No doubt that my sense of the kairos is invariably colored by my own perceptual encounter with historical Christian orthodoxy over an extended period of time. This unavoidable historicism always needs to be taken into account in any theological statement. This, however, is not synonymous with turning such inescapable relativism into an absolute. I argue, rather, that the space opened up to me serves as a prism that, however imperfectly so, provides a taproot into the universal faith once for all delivered to the saints. To stipulate, that to which we refer, “God our Father and the Lord Jesus Christ” (Col 1:2), transcends the vagaries of the particularities of historical relativism even as its revelation invariably takes place through the stream of a selective set of human events, which, from the perspective of historical analysis is always subject to contestability. Notwithstanding the epistemological limitations inherent in the partiality of any human seeing, this kerygmatic claim is made in faith, within the community of a 2000 year witness as an ontological truth assertion, which requires infinite-like exposition through the flawed perspective of human testimony.

It is with these critical caveats noted that I am proposing a discerning embrace of the Barthian dictum of re-encountering “the strange new world within the Bible.” It is this, I believe which represents a critical turning that mainline Protestantism needs to confront if there is to be any sustained hermeneutical retrieval of a theological vision based on the fundamental precepts of the Reformation, without which, I argue, the contemporary church is in danger of losing its soul. Given the various “battles for the Bible” and the great divide between fundamentalism and modernity that has attained iconographic significance as an enduring staple of theological discourse in the United States throughout the 20th century, the very dictum is strewn with a host of problematics.

These are compounded by the difficulties many evangelical and liberal theologians alike have with Barth’s project whether the criticism stems from relying too little or too much on the written biblical word. The issue, in a word, is what Niebuhr refers to as the relationship between Christ and culture on where the axial focal point of signification resides.

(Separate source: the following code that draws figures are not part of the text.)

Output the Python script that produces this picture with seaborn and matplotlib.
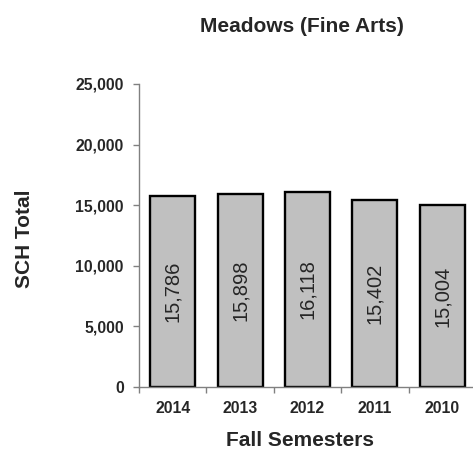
import matplotlib
matplotlib.use("Agg")
import matplotlib.pyplot as plt
import numpy as np
import pandas as pd
import seaborn as sns
from matplotlib.ticker import FuncFormatter, FixedLocator

# chart data
years = ['2014', '2013', '2012', '2011', '2010']
sch_totals = [15786, 15898, 16118, 15402, 15004]
y_ticks = [0, 5000, 10000, 15000, 20000, 25000]

sns.set_style('white')
plt.rcParams['font.family'] = ['Liberation Sans', 'DejaVu Sans']

df = pd.DataFrame({'year': years, 'sch': sch_totals})

fig = plt.figure(figsize=(4.73, 4.53), dpi=100)
ax = fig.add_axes([139 / 473, 1 - 387 / 453, (476 - 139) / 473, (387 - 84) / 453])

sns.barplot(data=df, x='year', y='sch', color='#C0C0C0', saturation=1,
            edgecolor='black', linewidth=1.7, width=0.67, ax=ax)

ax.bar_label(ax.containers[0], labels=[f'{v:,}' for v in sch_totals],
             label_type='center', rotation=90, fontsize=14.5)

ax.set_xlim(-0.5, len(years) - 0.5)
ax.set_ylim(0, 25000)
ax.set_yticks(y_ticks)
ax.yaxis.set_major_formatter(FuncFormatter(lambda v, p: f'{int(v):,}'))

# ticks between categories on the x axis
ax.xaxis.set_minor_locator(FixedLocator(np.arange(-0.5, len(years), 1)))
ax.tick_params(axis='x', which='major', length=0, pad=10)
ax.tick_params(axis='x', which='minor', length=4, width=1, color='#808080',
               direction='out', bottom=True)
ax.tick_params(axis='y', which='major', length=4, width=1, color='#808080',
               direction='out', left=True, pad=7)
for lab in ax.get_xticklabels() + ax.get_yticklabels():
    lab.set_fontweight('bold')
    lab.set_fontsize(11.3)

for s in ['top', 'right']:
    ax.spines[s].set_visible(False)
for s in ['left', 'bottom']:
    ax.spines[s].set_color('#808080')
    ax.spines[s].set_linewidth(1)

ax.set_xlabel('')
ax.set_ylabel('')
fig.text(302 / 473, 1 - 26 / 453, 'Meadows (Fine Arts)', ha='center', va='center',
         fontsize=15, fontweight='bold')
fig.text(300 / 473, 1 - 441 / 453, 'Fall Semesters', ha='center', va='center',
         fontsize=15, fontweight='bold')
fig.text(25 / 473, 1 - 239 / 453, 'SCH Total', ha='center', va='center',
         rotation=90, fontsize=15, fontweight='bold')

fig.savefig('out.png', dpi=100)
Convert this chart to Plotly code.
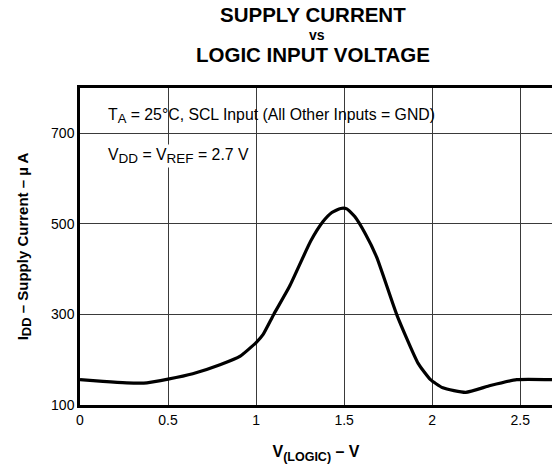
import plotly.graph_objects as go

# Supply current vs logic input voltage (TA = 25 °C, VDD = VREF = 2.7 V)
v_logic = [0.0, 0.13, 0.265, 0.38, 0.5, 0.64, 0.795, 0.91, 1.0, 1.04, 1.10,
           1.19, 1.31, 1.38, 1.43, 1.48, 1.515, 1.56, 1.62, 1.685, 1.80,
           1.92, 1.99, 2.06, 2.19, 2.33, 2.48, 2.68]
i_dd = [156, 152, 149, 149, 157, 169, 189, 208, 238, 256, 300,
        362, 462, 505, 525, 534, 533, 516, 478, 426, 298,
        192, 156, 138, 128, 143, 156, 156]

x_ticks = [0, 0.5, 1, 1.5, 2, 2.5]
x_tick_text = ["0", "0.5", "1", "1.5", "2", "2.5"]
y_ticks = [100, 300, 500, 700]
y_tick_text = ["100", "300", "500", "700"]

FONT = "Liberation Sans, Arial, sans-serif"


def sub(s, size):
    return f'<sub><span style="font-size:{size}px">{s}</span></sub>'


fig = go.Figure()
fig.add_trace(go.Scatter(
    x=v_logic, y=i_dd, mode="lines",
    line=dict(color="black", width=3.2, shape="spline", smoothing=0.5),
    hoverinfo="skip", showlegend=False,
))

L, T, B = 80, 88, 61
W, H = 552, 466
plot_h = H - T - B
plot_w = W - L


def py(px):
    return 1 - (px - T) / plot_h


def px_x(px):
    return (px - L) / plot_w


title_x = px_x(313)
annotations = [
    dict(text="<b>SUPPLY CURRENT</b>", x=title_x, y=py(14), size=20.5),
    dict(text="<b>vs</b>", x=title_x + 0.008, y=py(35), size=14),
    dict(text="<b>LOGIC INPUT VOLTAGE</b>", x=title_x, y=py(54), size=20.5),
]
anns = [dict(text=a["text"], x=a["x"], y=a["y"], xref="paper", yref="paper",
             xanchor="center", yanchor="middle", showarrow=False,
             font=dict(family=FONT, size=a["size"], color="black"))
        for a in annotations]

anns.append(dict(
    text="T" + sub("A", 13) + " = 25°C, SCL Input (All Other Inputs = GND)",
    x=0.148, y=738, xref="x", yref="y", xanchor="left", yanchor="middle",
    showarrow=False, font=dict(family=FONT, size=15.8, color="black"),
))
anns.append(dict(
    text="V" + sub("DD", 13.5) + " = V" + sub("REF", 13.5) + " = 2.7 V",
    x=0.150, y=650, xref="x", yref="y", xanchor="left", yanchor="middle",
    showarrow=False, bgcolor="white", borderpad=1,
    font=dict(family=FONT, size=15.8, color="black"),
))

fig.update_layout(
    width=W, height=H,
    margin=dict(l=L, r=0, t=T, b=B),
    paper_bgcolor="white", plot_bgcolor="white",
    font=dict(family=FONT, size=14, color="black"),
    annotations=anns,
    xaxis=dict(
        range=[0, 2.68], tickvals=x_ticks, ticktext=x_tick_text,
        showgrid=True, gridcolor="#3a3a3a", gridwidth=1.2,
        showline=True, linecolor="black", linewidth=2.5, mirror=True,
        ticks="", ticklen=0, zeroline=False,
        tickfont=dict(family=FONT, size=14),
        title=dict(text="<b>V" + sub("(LOGIC)", 12.5) + " – V</b>",
                   font=dict(family=FONT, size=16), standoff=20),
    ),
    yaxis=dict(
        range=[100, 800], tickvals=y_ticks, ticktext=y_tick_text,
        showgrid=True, gridcolor="#3a3a3a", gridwidth=1.2,
        showline=True, linecolor="black", linewidth=2.5, mirror=False,
        ticks="", zeroline=False,
        tickfont=dict(family=FONT, size=14),
        title=dict(text="<b>I" + sub("DD", 13) + " – Supply Current – µ A</b>",
                   font=dict(family=FONT, size=15), standoff=19),
    ),
)

fig.write_html("out.html")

To speak in the language of Barth’s preoccupation, the issue is whether the culture sets the questions to which the stance of faith must respond if it is to be viable at all (theological liberalism), or whether on the contrary, as Barth posits, Scripture, through the illumination of the Holy Spirit, lays out the boundaries of reality to which culture must respond at threat of utter meaninglessness and ultimate disintegration.

On what absorbs what Volf raises a valid point that the interrelationship between faith and culture is more complex and perpetually interpenetrating than what any such polarity might suggest. Thus, there is more than a grain of merit in his argument that “the religion with which we interpret a given culture is itself always an interpreted religion.” As any Christian dogmatist worthy of his or her mettle would acknowledge, no matter how clear a particular insight may seem, the perception is always clouded in any event, and therefore at least partially flawed, however ultimately revealing. If one gives basic assent to these claims, the relationship between faith and culture, as it was in the very formation of the scriptural canon cannot be other than dynamically dialectical in any event. Still, complexity notwithstanding, one does need to make an ontological claim even if one cannot confirm it epistemologically on the assumption that truth claims are foundational to the human experience and will be made in any event. Thus, there needs to be a grounding point somewhere on the faith/culture axis, even on Volf’s quoted premise. On that there is no free standing space outside the text, metaphorically speaking, even as the content of a particular text (the Bible) points to a reality that is inherently transcendent that demands our most radical commitment in order to realize something of its fuller revelatory potential.

To flesh this out further, the position taken here, in conjunction with a great deal of evangelical and Reformed theology is the core faith assumption that God has spoken and continues to speak in and through the Bible, through fallible, yet inspired human witnesses. That there is an inescapable historical dimension to this in that “the [very] substance of things hoped for, the evidence of things not seen” is enshrouded in the testimony of a mighty cloud of witnesses traversing two thousand years and much longer when taking the Old Testament into account, is duly noted. Yet the more important point is that this revelation which, by the grace of God through the Holy Spirit can be accessed afresh as a living word, has the potential of speaking with an utterly convincing ring of inner authority. This Word, in turn, can be publicly shared and thereby its understanding within us refined through dialogue with others via what the New Testament refers to as the body of Christ. This, at least in an imaginative sense, includes communion with the Christian community throughout the eons via the written word. On this, the claims of revelation and the possibility of deception can be very closely intertwined. Yet on faith through grace, in much fear and trembling, there is that ineffable prompting of that small still voice. However elusively manifest, it speaks where it will in its own distinctive cadence however variously revealed in different people both among the living and the dead in the present, throughout the eons, and into the future until the holy city becomes embodied on earth on God’s promised fulfillment (Rev 21: 10).

This mystery of salvation is nothing less than “God…in Christ reconciling the world to Himself” (2 Cor 5:19) in, through, and beyond the historical Jesus. The issue, therefore, is, however culturally interpreted and dialectically processed, whether it is this metanarrative or some other story that shall attain an ultimate claim of truth through and beyond any evidence that can be offered to back it up. The question posited to the contemporary church can be nothing other than that posed to Peter by Jesus, namely, who do you say that I am. What is at stake in the radical nature of this pointed question is nothing short of whether Paul’s assertion holds as an ultimate faith stance beyond which there cannot be any claim to Christian faith; namely, that “for us there is one God, the Father, of whom are all things, and we for Him; and one Lord Jesus Christ, through whom are [original italics] all things, and through whom we live” (1 Cor 8:6). It is this foundational claim that Barth sought to discover anew for the 20th century, upon which he constructed a magisterial architectural dogmatics that laid the foundation for the neo-orthodox movement in Europe and the United States upon which Hall seeks to build upon in the current era.